TASK TO COMPLETE -> Exactly as written, write out the lines below from the first to the one containing "(ph2) at (98,335)", inclusive. Pictures do not belong in the copy.

DATA BLOCK ->
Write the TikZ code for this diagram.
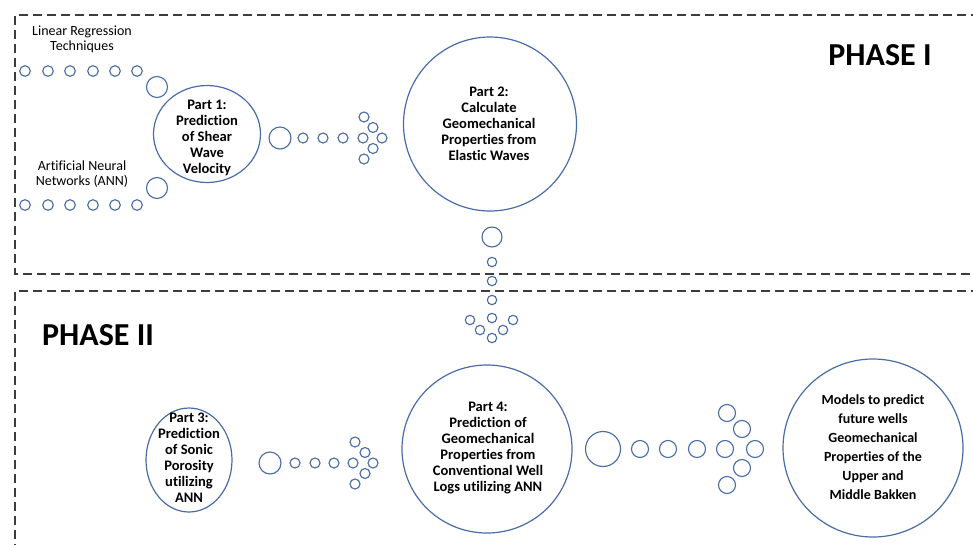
\documentclass[tikz,border=0pt]{standalone}
\usepackage{fontspec}
\setmainfont{Carlito}[Ligatures=NoCommon]
\usetikzlibrary{shapes.geometric}
\definecolor{ringblue}{RGB}{74,108,166}
\definecolor{framegray}{RGB}{60,60,60}
\begin{document}
\begin{tikzpicture}[x=0.75pt,y=-0.75pt,
  phaseframe/.style={draw=framegray, line width=0.9pt, dash pattern=on 7pt off 3.5pt},
  stage/.style 2 args={ellipse, draw=ringblue, line width=0.9pt, inner sep=0pt,
    minimum width=#1*1.5pt, minimum height=#2*1.5pt},
  stagetext/.style={align=center, inner sep=0pt, font=\bfseries\fontsize{10.9}{12}\selectfont},
  sidetext/.style={align=center, inner sep=0pt, font=\fontsize{10.5}{11.3}\selectfont},
  phasetitle/.style={inner sep=0pt, font=\bfseries\fontsize{24}{28}\selectfont},
  bubble/.style={draw=ringblue, line width=0.85pt}
]
\useasboundingbox (0,0) rectangle (973,544);

% phase frames (open on the right / bottom)
\draw[phaseframe] (980,15) -- (15,15) -- (15,274) -- (980,274);
\draw[phaseframe] (980,291) -- (15,291) -- (15,550);

% phase titles
\node[phasetitle] (ph1) at (880,55) {PHASE I};
\node[phasetitle] (ph2) at (98,335) {PHASE II};

% stages
\node[stage={53.5}{48.5}] (p1) at (207,134) {};
\node[stagetext] (p1t) at (207,137.5) {Part 1:\\Prediction\\of Shear\\Wave\\Velocity};

\node[stage={86.5}{87}] (p2) at (490,124) {};
\node[stagetext] (p2t) at (489,124) {Part 2:\\Calculate\\Geomechanical\\Properties from\\Elastic Waves};

\node[stage={43}{52}] (p3) at (189,460) {};
\node[stagetext] (p3t) at (189,458) {Part 3:\\Prediction\\of Sonic\\Porosity\\utilizing\\ANN};

\node[stage={85}{84}] (p4) at (487,449) {};
\node[stagetext] (p4t) at (488,448) {Part 4:\\Prediction of\\Geomechanical\\Properties from\\Conventional Well\\Logs utilizing ANN};

\node[stage={90}{89}] (p5) at (873,448) {};
\node[stagetext, font=\bfseries\fontsize{10.5}{14.25}\selectfont] (p5t) at (873,447.5)
  {Models to predict\\future wells\\Geomechanical\\Properties of the\\Upper and\\Middle Bakken};

% input methods feeding part 1
\node[sidetext] (lr) at (82,39.5) {Linear Regression\\Techniques};
\node[sidetext] (ann) at (82,174) {Artificial Neural\\Networks (ANN)};
\foreach \x in {25,48,70,93,115,137} {
  \draw[bubble] (\x,71) circle[radius=5.3];
  \draw[bubble] (\x,205) circle[radius=5.3];
}
\draw[bubble] (157,87) circle[radius=10.5];
\draw[bubble] (157,188) circle[radius=10.5];

% bubble arrow: part 1 -> part 2
\draw[bubble] (280,138) circle[radius=11];
\foreach \x/\y in {303/138,323/138,343/138,363/138,364/117,373/127.5,382/138,373/148.5,364/159}
  \draw[bubble] (\x,\y) circle[radius=5];

% bubble arrow: part 2 -> part 4 (downwards)
\draw[bubble] (492,237) circle[radius=10];
\foreach \x/\y in {492/262,492/281,492/300,492/318,470/320,480/330,492/338,503/330,513/320}
  \draw[bubble] (\x,\y) circle[radius=4.7];

% bubble arrow: part 3 -> part 4
\draw[bubble] (270,463) circle[radius=11];
\foreach \x/\y in {295/463,315/463,334/463,353/463,355/442,365/452.5,373/463,365/473.5,355/484}
  \draw[bubble] (\x,\y) circle[radius=5];

% bubble arrow: part 4 -> models
\draw[bubble] (603,449) circle[radius=17.5];
\foreach \x/\y in {640/449,668/449,697/449,725/449,727/413,742/429,755/449,742/468,727/485}
  \draw[bubble] (\x,\y) circle[radius=8.5];
\end{tikzpicture}
\end{document}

RESPONSE TO THE EXERCISE ->
Write the TikZ code for this diagram.
\documentclass[tikz,border=0pt]{standalone}
\usepackage{fontspec}
\setmainfont{Carlito}[Ligatures=NoCommon]
\usetikzlibrary{shapes.geometric}
\definecolor{ringblue}{RGB}{74,108,166}
\definecolor{framegray}{RGB}{60,60,60}
\begin{document}
\begin{tikzpicture}[x=0.75pt,y=-0.75pt,
  phaseframe/.style={draw=framegray, line width=0.9pt, dash pattern=on 7pt off 3.5pt},
  stage/.style 2 args={ellipse, draw=ringblue, line width=0.9pt, inner sep=0pt,
    minimum width=#1*1.5pt, minimum height=#2*1.5pt},
  stagetext/.style={align=center, inner sep=0pt, font=\bfseries\fontsize{10.9}{12}\selectfont},
  sidetext/.style={align=center, inner sep=0pt, font=\fontsize{10.5}{11.3}\selectfont},
  phasetitle/.style={inner sep=0pt, font=\bfseries\fontsize{24}{28}\selectfont},
  bubble/.style={draw=ringblue, line width=0.85pt}
]
\useasboundingbox (0,0) rectangle (973,544);

% phase frames (open on the right / bottom)
\draw[phaseframe] (980,15) -- (15,15) -- (15,274) -- (980,274);
\draw[phaseframe] (980,291) -- (15,291) -- (15,550);

% phase titles
\node[phasetitle] (ph1) at (880,55) {PHASE I};
\node[phasetitle] (ph2) at (98,335) {PHASE II};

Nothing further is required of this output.